As of last week, Tula was rolling sixty covers mid-week; it had turned a cool 140 on its first non-holiday Saturday night. Those are decent numbers for that location (not great, but decent), and Chris says that lunches are also starting to pick up. The food is "modern Mexican," with traditional burritos and enchiladas for the noon crowds, then some nice tricks at dinner, including prickly pear and butter-poached shrimp, and a chile-dusted beef-and-asparagus dish topped with epazote and a double shot of veal and pumpkin-seed sauces.
Walking the line between straight-up white-tablecloth cuisine and traditional Mexican fare has "been a little tricky," Chris explained. But he's got a good, all-Mexican crew backing him in the kitchen (including Jaime Juarez, a veteran of Zengo, Mao and North, and a woman who comes in every day just to make tamales) and Kerri watching the front of the house, so things seem to be working out. For now.

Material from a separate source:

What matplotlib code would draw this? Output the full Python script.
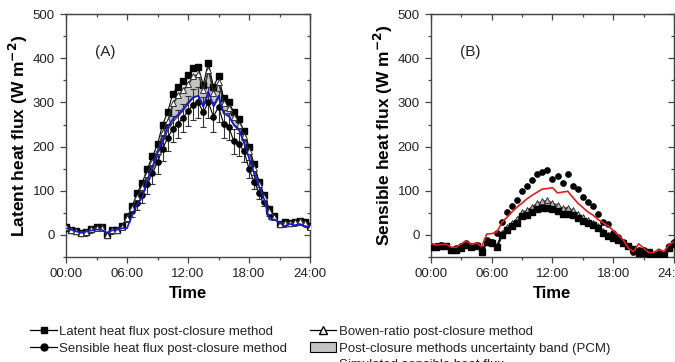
import numpy as np
import matplotlib
matplotlib.use("Agg")
import matplotlib.pyplot as plt
from matplotlib.lines import Line2D
from matplotlib.patches import Patch
from matplotlib.ticker import MultipleLocator, FuncFormatter, NullFormatter

plt.rcParams["font.family"] = ["Liberation Sans", "DejaVu Sans"]

# ── data: half-hourly, 00:00 .. 24:00 ───────────────────────────────────
hours = np.arange(0, 24.01, 0.5)

# (A) latent heat flux, W m-2
le_post_le = [18, 12, 8, 5, 7, 14, 17, 17, 0, 12, 12, 20, 40, 65, 95, 118, 150,
              178, 205, 250, 278, 320, 336, 348, 362, 378, 380, 340, 390, 335,
              360, 310, 300, 278, 262, 235, 200, 160, 120, 90, 58, 42, 25, 30,
              28, 30, 32, 30, 20]
le_post_h = [15, 12, 8, 5, 5, 12, 15, 15, 0, 10, 12, 18, 40, 55, 72, 90, 115,
             140, 165, 195, 220, 240, 252, 265, 280, 295, 300, 278, 300, 268,
             290, 252, 245, 212, 205, 190, 150, 120, 95, 75, 50, 40, 25, 25,
             28, 28, 30, 25, 18]
le_bowen = [17, 12, 8, 5, 6, 13, 16, 16, 0, 11, 12, 19, 38, 60, 85, 108, 138,
            165, 190, 232, 258, 298, 316, 328, 342, 360, 364, 328, 374, 322,
            346, 298, 288, 266, 250, 225, 190, 152, 115, 85, 55, 40, 25, 28,
            28, 29, 31, 28, 19]
le_band_lo = [15, 12, 8, 5, 5, 12, 15, 15, 0, 10, 12, 16, 38, 58, 78, 95, 125,
              152, 182, 212, 240, 258, 270, 283, 298, 312, 316, 294, 322, 292,
              312, 276, 268, 248, 236, 206, 170, 136, 106, 78, 40, 38, 25, 24,
              26, 26, 28, 25, 18]
le_err = [0, 0, 0, 0, 0, 0, 0, 0, 0, 0, 0, 4, 10, 14, 16, 18, 22, 24, 26, 28,
          30, 30, 32, 32, 34, 35, 35, 34, 36, 34, 35, 32, 30, 28, 26, 24, 20,
          16, 14, 10, 6, 4, 0, 0, 0, 0, 0, 0, 0]
le_sim = [15, 12, 8, 5, 8, 10, 12, 12, 5, 10, 12, 15, 15, 45, 70, 85, 125,
          155, 185, 215, 245, 262, 272, 285, 300, 312, 315, 290, 325, 292,
          315, 275, 270, 250, 240, 210, 175, 140, 110, 80, 35, 35, 28, 20,
          25, 22, 25, 20, 18]

# (B) sensible heat flux, W m-2
h_post_le = [-28, -27, -26, -25, -35, -33, -30, -22, -28, -25, -38, -17, -18,
             -28, 0, 12, 20, 28, 42, 45, 52, 58, 60, 62, 58, 55, 48, 48, 45,
             38, 32, 26, 22, 15, 5, -3, -8, -12, -18, -25, -32, -42, -40, -38,
             -45, -48, -44, -30, -20]
h_post_h = [-25, -25, -23, -25, -33, -30, -25, -18, -25, -22, -32, -12, -15, 5,
            30, 52, 65, 79, 100, 110, 125, 139, 142, 146, 126, 134, 117, 137,
            110, 104, 85, 75, 66, 47, 30, 24, 5, -5, -15, -25, -38, -35, -35,
            -45, -45, -40, -45, -25, -15]
h_bowen = [-26, -26, -24, -24, -33, -31, -28, -20, -26, -23, -36, -15, -16,
           -24, 5, 18, 27, 36, 52, 56, 64, 72, 76, 78, 72, 68, 60, 62, 56, 48,
           40, 33, 28, 20, 9, 0, -6, -11, -17, -24, -32, -41, -39, -38, -44,
           -46, -43, -29, -19]
h_sim = [-20, -23, -22, -21, -28, -28, -20, -14, -22, -18, -27, 2, 3, 6, 28,
         40, 52, 63, 72, 82, 90, 97, 104, 105, 107, 95, 97, 99, 85, 72, 62, 52,
         45, 35, 28, 20, 10, 0, -12, -30, -38, -20, -30, -40, -40, -32, -38,
         -22, -15]

# ── figure ──────────────────────────────────────────────────────────────
fig = plt.figure(figsize=(6.75, 3.62), dpi=100)
axA = fig.add_axes([0.0978, 0.290, 0.3615, 0.671])
axB = fig.add_axes([0.6385, 0.290, 0.3600, 0.671])

TXT = "#222222"
SP = "#444444"
BAND = "#c4c4c4"
ms = 3.8


def set_locators(axis, major, minor):
    axis.set_major_locator(MultipleLocator(major))
    axis.set_minor_locator(MultipleLocator(minor))


def style(ax, ylabel, tag):
    ax.set_xlim(0, 24)
    ax.set_ylim(-50, 500)
    set_locators(ax.xaxis, 6, 3)
    set_locators(ax.yaxis, 100, 50)
    ax.xaxis.set_major_formatter(FuncFormatter(lambda v, p: f"{int(v):02d}:00"))
    ax.yaxis.set_major_formatter(FuncFormatter(lambda v, p: f"{int(v)}" if v >= 0 else ""))
    ax.tick_params(which="both", direction="out", colors=SP, labelcolor=TXT,
                   labelsize=9.5, width=0.9)
    ax.tick_params(which="major", length=4.5)
    ax.tick_params(which="minor", length=2.5)
    for sp in ax.spines.values():
        sp.set_color(SP)
        sp.set_linewidth(1.0)
    # mirrored ticks on top/right point inwards
    sx = ax.secondary_xaxis("top")
    sy = ax.secondary_yaxis("right")
    set_locators(sx.xaxis, 6, 3)
    set_locators(sy.yaxis, 100, 50)
    sx.xaxis.set_major_formatter(NullFormatter())
    sy.yaxis.set_major_formatter(NullFormatter())
    for sec in (sx, sy):
        sec.tick_params(which="both", direction="in", colors=SP, width=0.9)
        sec.tick_params(which="major", length=4.5)
        sec.tick_params(which="minor", length=2.5)
        for sp in sec.spines.values():
            sp.set_color(SP)
    ax.set_xlabel("Time", fontsize=12, fontweight="bold", color="black", labelpad=4)
    ax.set_ylabel(ylabel, fontsize=12.5, fontweight="bold", color="black", labelpad=2)
    ax.text(2.9, 415, tag, fontsize=11, color=TXT, va="center", ha="left")


# panel A
axA.fill_between(hours, le_band_lo, le_bowen, color=BAND, lw=0.8,
                 edgecolor="#333333", zorder=1)
axA.errorbar(hours, le_post_h, yerr=le_err, fmt="none", ecolor="#333333",
             elinewidth=0.8, capsize=2, capthick=0.8, zorder=2)
axA.plot(hours, le_post_le, color="black", lw=0.8, marker="s", ms=ms,
         mfc="black", mec="black", zorder=3)
axA.plot(hours, le_bowen, color="#333333", lw=0.8, marker="^", ms=ms,
         mfc="white", mec="#333333", mew=0.7, zorder=4)
axA.plot(hours, le_post_h, color="black", lw=0.8, marker="o", ms=ms,
         mfc="black", mec="black", zorder=3)
axA.plot(hours, le_sim, color="#1a1ad0", lw=1.2, zorder=5)
style(axA, "Latent heat flux (W m$^{\\mathbf{-2}}$)", "(A)")

# panel B
axB.fill_between(hours, h_post_le, h_bowen, color=BAND, lw=0.8,
                 edgecolor="#333333", zorder=1)
axB.plot(hours, h_bowen, color="#333333", lw=0.8, marker="^", ms=ms,
         mfc="#bbbbbb", mec="#333333", mew=0.7, zorder=3)
axB.plot(hours, h_post_le, color="black", lw=0.8, marker="s", ms=ms,
         mfc="black", mec="black", zorder=4)
axB.plot(hours, h_post_h, ls="none", marker="o", ms=ms, mfc="black",
         mec="black", zorder=4)
axB.plot(hours, h_sim, color="#e02020", lw=1.2, zorder=5)
style(axB, "Sensible heat flux (W m$^{\\mathbf{-2}}$)", "(B)")

# ── legends ─────────────────────────────────────────────────────────────
left_handles = [
    Line2D([], [], color="black", lw=0.9, marker="s", ms=5, mfc="black"),
    Line2D([], [], color="black", lw=0.9, marker="o", ms=5, mfc="black"),
]
left_labels = ["Latent heat flux post-closure method",
               "Sensible heat flux post-closure method"]
leg_kw = dict(loc="upper left", frameon=False, fontsize=9.5,
              handlelength=2.0, handletextpad=0.2, labelspacing=0.35,
              borderpad=0, borderaxespad=0)
leg1 = fig.legend(left_handles, left_labels,
                  bbox_to_anchor=(0.045, 0.101), **leg_kw)

right_handles = [
    Line2D([], [], color="black", lw=0.9, marker="^", ms=6, mfc="white", mec="black"),
    Patch(facecolor=BAND, edgecolor="black", lw=0.8),
    Line2D([], [], color="#e02020", lw=1.2),
]
right_labels = ["Bowen-ratio post-closure method",
                "Post-closure methods uncertainty band (PCM)",
                "Simulated sensible heat flux"]
leg2 = fig.legend(right_handles, right_labels,
                  bbox_to_anchor=(0.459, 0.101), **leg_kw)
for leg in (leg1, leg2):
    for t in leg.get_texts():
        t.set_color(TXT)

fig.savefig("out.png", dpi=100)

"I don't know," he said as we were wrapping up. "Before you called, I just got off the phone with one of the critics, the food writers, asking if it was okay for him to come in tonight, so we'll see."
Leftovers:At this time last year, the Manhattan Grillwas still in business at 231 Milwaukee Street. Now its replacement, Steak au Poivre, is finally, completely and totally dead and its former home split in half. The right-hand side opened this past weekend as Bar Luxe, a hipper-than-shit martini bar with DJs, a limited hors d'oeuvre menu and plenty of space for Cherry Creek's beautiful people to stretch out and just be, well, beautiful.
The other half is still under construction and should reopen as Euro on January 26 -- one day before manager Marco Colantonio turns forty. Euro will feature "eclectic European cuisine," which Colantonio promises will be both moderately priced and "understandable." (Unbelievably, he'd blamed the failure of Steak au Poivre on customers' inability to correctly pronounce "poivre.") "Like a European version of the Cherry Creek Grill," he explains, with a simple Italian, French and Spanish menu designed by chef Michel Wahaltere (who's signed on to stay full-time through March and as a consultant through the end of the year), and "living room" décor, with sofas, bookcases and warm, welcoming colors.